Patience, regarded as a factor of success in the useful application of effort, must not be restricted in its dynamic expression if one wishes to obtain, through it, that which every circumstance demands as a tribute of time. To be able to appreciate this, it is necessary to understand clearly that patience is not a virtue when it appears in the form of passivity, as is the case when man adopts the attitude of waiting for things to be solved all by themselves, expecting Providence to smile on him and, as a reward for his constancy in waiting without doing anything, to present him with that which should be the product of reasoning and effort.

Patience, as a virtue, must be active and conscious. To endow it with these qualities, it is necessary to establish an order in the sequence of the achievements, since the structuring of a plan must precede the patient and intelligent use of the effort which must participate in the execution of this plan. Patience must stay with the individual until the final result is attained, because it is the energy that sustains the effort until its successful culmination.

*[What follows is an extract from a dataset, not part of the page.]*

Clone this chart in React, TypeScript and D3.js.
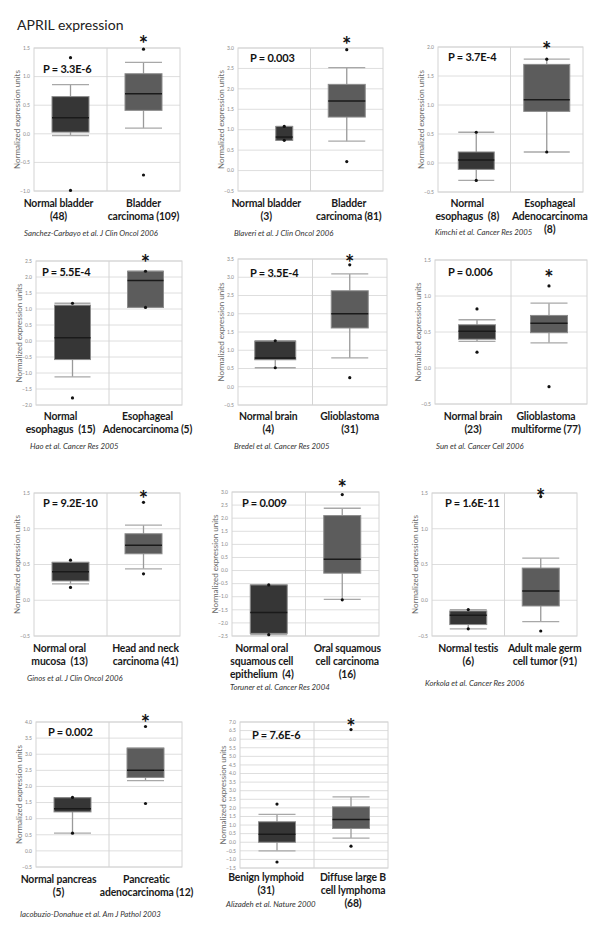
import React from 'react';
import * as d3 from 'd3';

const title = 'APRIL expression';
const yAxisTitle = 'Normalized expression units';

const pValues = ['P = 3.3E-6', 'P = 0.003', 'P = 3.7E-4', 'P = 5.5E-4', 'P = 3.5E-4', 'P = 0.006', 'P = 9.2E-10', 'P = 0.009', 'P = 1.6E-11', 'P = 0.002', 'P = 7.6E-6'];

const yDomains: [number, number][] = [[-1, 1.5], [-0.5, 3], [-0.5, 2], [-2, 2.5], [-0.5, 3.5], [-0.5, 1.5], [-0.5, 1.5], [-2.5, 3], [-0.5, 1.5], [-0.5, 4], [-1.5, 7]];

// [lower whisker, Q1, median, Q3, upper whisker]
const normalStats: number[][] = [
  [-0.03, 0.03, 0.28, 0.65, 0.86],
  [0.74, 0.74, 0.82, 1.08, 1.08],
  [-0.30, -0.11, 0.05, 0.19, 0.53],
  [-1.12, -0.58, 0.10, 1.12, 1.18],
  [0.52, 0.74, 0.79, 1.25, 1.26],
  [0.37, 0.40, 0.51, 0.60, 0.67],
  [0.23, 0.27, 0.40, 0.53, 0.53],
  [-2.45, -2.40, -1.60, -0.55, -0.55],
  [-0.40, -0.34, -0.21, -0.15, -0.13],
  [0.55, 1.21, 1.31, 1.65, 1.65],
  [-0.50, 0.00, 0.47, 1.19, 1.62],
];
const tumorStats: number[][] = [
  [0.10, 0.41, 0.70, 1.05, 1.25],
  [0.72, 1.31, 1.70, 2.11, 2.52],
  [0.19, 0.89, 1.09, 1.70, 1.79],
  [1.05, 1.05, 1.89, 2.18, 2.18],
  [0.79, 1.61, 2.00, 2.63, 3.09],
  [0.35, 0.49, 0.62, 0.73, 0.90],
  [0.44, 0.65, 0.77, 0.93, 1.05],
  [-1.10, -0.10, 0.43, 2.10, 2.38],
  [-0.30, -0.08, 0.13, 0.45, 0.59],
  [2.18, 2.28, 2.50, 3.19, 3.19],
  [0.24, 0.80, 1.33, 2.06, 2.64],
];
const normalPoints: number[][] = [
  [1.33, -0.99], [1.08, 0.74], [0.53, -0.30], [1.18, -1.78], [1.26, 0.52], [0.82, 0.22],
  [0.56, 0.18], [-0.55, -2.45], [-0.13, -0.40], [1.66, 0.55], [2.22, -1.15],
];
const tumorPoints: number[][] = [
  [1.48, -0.72], [2.96, 0.22], [1.79, 0.19], [2.18, 1.05], [3.34, 0.25], [1.14, -0.26],
  [1.37, 0.37], [2.90, -1.12], [1.45, -0.43], [3.86, 1.47], [6.56, -0.23],
];

const normalLabels: string[][] = [
  ['Normal bladder', '(48)'], ['Normal bladder', '(3)'], ['Normal', 'esophagus  (8)'],
  ['Normal', 'esophagus  (15)'], ['Normal brain', '(4)'], ['Normal brain', '(23)'],
  ['Normal oral', 'mucosa  (13)'], ['Normal oral', 'squamous cell', 'epithelium  (4)'], ['Normal testis', '(6)'],
  ['Normal pancreas', '(5)'], ['Benign lymphoid', '(31)'],
];
const tumorLabels: string[][] = [
  ['Bladder', 'carcinoma (109)'], ['Bladder', 'carcinoma (81)'], ['Esophageal', 'Adenocarcinoma', '(8)'],
  ['Esophageal', 'Adenocarcinoma (5)'], ['Glioblastoma', '(31)'], ['Glioblastoma', 'multiforme (77)'],
  ['Head and neck', 'carcinoma (41)'], ['Oral squamous', 'cell carcinoma', '(16)'], ['Adult male germ', 'cell tumor (91)'],
  ['Pancreatic', 'adenocarcinoma (12)'], ['Diffuse large B', 'cell lymphoma', '(68)'],
];
const citations = [
  'Sanchez-Carbayo et al. J Clin Oncol 2006', 'Blaveri et al. J Clin Oncol 2006', 'Kimchi et al. Cancer Res 2005',
  'Hao et al. Cancer Res 2005', 'Bredel et al. Cancer Res 2005', 'Sun et al. Cancer Cell 2006',
  'Ginos et al. J Clin Oncol 2006', 'Toruner et al. Cancer Res 2004', 'Korkola et al. Cancer Res 2006',
  'Iacobuzio-Donahue et al. Am J Pathol 2003', 'Alizadeh et al. Nature 2000',
];

// layout (positions / styling only)
const layout = [
  { left: 34, width: 146, top: 48, height: 143, pX: 43, pY: 73, starY: 39, labY: 207, citeX: 24, citeY: 236, dx: [-12, 0], bw: [37, 37], sh: [0, 0] },
  { left: 238, width: 145, top: 48, height: 143, pX: 250, pY: 62, starY: 40, labY: 207, citeX: 234, citeY: 236, dx: [-18, 2], bw: [17, 37], sh: [10, 0] },
  { left: 438, width: 145, top: 47, height: 145, pX: 448, pY: 61, starY: 45, labY: 207, citeX: 435, citeY: 235, dx: [-9, 3], bw: [36, 46], sh: [2, 0] },
  { left: 36, width: 146, top: 261, height: 144, pX: 42, pY: 276, starY: 258, labY: 420, citeX: 30, citeY: 449, dx: [-12, 2], bw: [36, 36], sh: [0, 0] },
  { left: 238, width: 149, top: 259, height: 146, pX: 250, pY: 277, starY: 258, labY: 420, citeX: 234, citeY: 449, dx: [-7, 0], bw: [41, 37], sh: [0, 0] },
  { left: 435, width: 152, top: 260, height: 144, pX: 448, pY: 276, starY: 273, labY: 420, citeX: 436, citeY: 449, dx: [-4, -3], bw: [37, 37], sh: [4, 0] },
  { left: 34, width: 146, top: 493, height: 143, pX: 43, pY: 507, starY: 494, labY: 652, citeX: 27, citeY: 681, dx: [-11, 2], bw: [37, 37], sh: [0, 0] },
  { left: 232, width: 147, top: 492, height: 144, pX: 242, pY: 507, starY: 483, labY: 652, citeX: 230, citeY: 690, dx: [-7, 5], bw: [37, 37], sh: [0, 0] },
  { left: 432, width: 145, top: 493, height: 143, pX: 445, pY: 507, starY: 492, labY: 652, citeX: 425, citeY: 686, dx: [0, 4], bw: [37, 37], sh: [0, 0] },
  { left: 36, width: 146, top: 722, height: 145, pX: 48, pY: 736, starY: 718, labY: 883, citeX: 20, citeY: 917, dx: [-14, 1], bw: [37, 37], sh: [0, 0] },
  { left: 240, width: 148, top: 722, height: 146, pX: 252, pY: 739, starY: 722, labY: 881, citeX: 226, citeY: 907, dx: [-11, 2], bw: [37, 37], sh: [0, 0] },
];

const FONT = 'Lato, "Open Sans", sans-serif';
const fmt = d3.format('.1f');
const groupFill = ['#363636', '#5c5c5c'];

function Panel({ i }: { i: number }) {
  const L = layout[i];
  const dom = yDomains[i];
  const y = d3.scaleLinear().domain(dom).range([L.top + L.height, L.top]);
  const x = d3.scaleBand<string>().domain(['normal', 'tumor']).range([L.left, L.left + L.width]);
  const nTicks = Math.round((dom[1] - dom[0]) / 0.5);
  const ticks = d3.range(0, nTicks + 1).map((k) => dom[0] + k * 0.5);
  const groups = [
    { key: 'normal', stats: normalStats[i], pts: normalPoints[i], labels: normalLabels[i] },
    { key: 'tumor', stats: tumorStats[i], pts: tumorPoints[i], labels: tumorLabels[i] },
  ];
  const bottom = L.top + L.height;
  return (
    <g>
      {ticks.map((t) => (
        <g key={t}>
          <line x1={L.left} x2={L.left + L.width} y1={y(t)} y2={y(t)} stroke="#dedede" strokeWidth={1} />
          <text x={L.left - 4} y={y(t)} dy="0.35em" textAnchor="end" fontSize={5} fill="#8a8a8a" fontFamily={FONT}>
            {fmt(t)}
          </text>
        </g>
      ))}
      <rect x={L.left} y={L.top} width={L.width} height={L.height} fill="none" stroke="#d4d4d4" strokeWidth={1} />
      <line x1={L.left + L.width / 2} x2={L.left + L.width / 2} y1={L.top} y2={bottom} stroke="#d4d4d4" strokeWidth={1} />
      <text
        transform={`translate(${L.left - 17},${L.top + L.height / 2}) rotate(-90)`}
        textAnchor="middle"
        dy="0.35em"
        fontSize={8}
        fill="#6a6a6a"
        fontFamily={FONT}
      >
        {yAxisTitle}
      </text>
      {groups.map((g, gi) => {
        const bandCx = (x(g.key) as number) + x.bandwidth() / 2;
        const cx = bandCx + L.sh[gi];
        const w = L.bw[gi];
        const [lo, q1, med, q3, hi] = g.stats;
        return (
          <g key={g.key}>
            <line x1={cx} x2={cx} y1={y(hi)} y2={y(q3)} stroke="#9a9a9a" strokeWidth={1.3} />
            <line x1={cx} x2={cx} y1={y(q1)} y2={y(lo)} stroke="#9a9a9a" strokeWidth={1.3} />
            <line x1={cx - w / 2} x2={cx + w / 2} y1={y(hi)} y2={y(hi)} stroke="#a8a8a8" strokeWidth={1.3} />
            <line x1={cx - w / 2} x2={cx + w / 2} y1={y(lo)} y2={y(lo)} stroke="#a8a8a8" strokeWidth={1.3} />
            <rect x={cx - w / 2} y={y(q3)} width={w} height={Math.max(1, y(q1) - y(q3))} fill={groupFill[gi]} stroke="#8c8c8c" strokeWidth={1} />
            <line x1={cx - w / 2} x2={cx + w / 2} y1={y(med)} y2={y(med)} stroke="#1a1a1a" strokeWidth={1.5} />
            {g.pts.map((p, pi) => (
              <circle key={pi} cx={cx} cy={y(p)} r={1.6} fill="#111" />
            ))}
            {g.labels.map((lab, li) => (
              <text
                key={li}
                x={cx + L.dx[gi]}
                y={L.labY + li * 13}
                textAnchor="middle"
                fontSize={10.4}
                fontWeight="bold"
                letterSpacing={-0.15}
                fill="#1a1a1a"
                fontFamily={FONT}
                style={{ whiteSpace: 'pre' }}
              >
                {lab}
              </text>
            ))}
            {gi === 1 && (
              <text x={cx} y={L.starY + 13} textAnchor="middle" fontSize={22} fontWeight="bold" fill="#111" fontFamily={FONT}>
                *
              </text>
            )}
          </g>
        );
      })}
      <text x={L.pX} y={L.pY} fontSize={11} fontWeight="bold" letterSpacing={-0.2} fill="#111" fontFamily={FONT}>
        {pValues[i]}
      </text>
      <text x={L.citeX} y={L.citeY} fontSize={7.8} fontStyle="italic" fill="#333" fontFamily={FONT}>
        {citations[i]}
      </text>
    </g>
  );
}

export default function App() {
  return (
    <svg width={600} height={930} style={{ position: 'absolute', left: 0, top: 0, background: '#fff' }}>
      <rect width={600} height={930} fill="#fff" />
      <text x={17} y={30} fontSize={14} fill="#222" fontFamily={FONT}>
        {title}
      </text>
      {layout.map((_, i) => (
        <Panel key={i} i={i} />
      ))}
    </svg>
  );
}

We have stated repeatedly that patience creates the capacity to understand time. It will be understood, of course, that we have referred to the patience of those who know how to wait. In other words, the greater our comprehension of its value, the greater will be the effectiveness with which time serves us, giving us, on the other hand, a serenity of spirit not known by the impatient person.

The individual who practices patience under the beneficial influence of his conscience knows that nothing comes to an end for him. The very opposite happens to a person who, lacking patience, puts an end all by himself to that which he was not supposed to exclude from his possibilities. To the former, everything can continue to exist in his reasoning during the time required to achieve his objective; to the latter, all continuity ceases.

It can be justifiably said that the secret of the successes that man has been able to obtain in his conquest of goodness has resided in the active patience manifested in the perseverance, in the uninterrupted work, in the devotion, and also in that conscious faith which gradually takes root in the soul, and is upheld by his own verifications."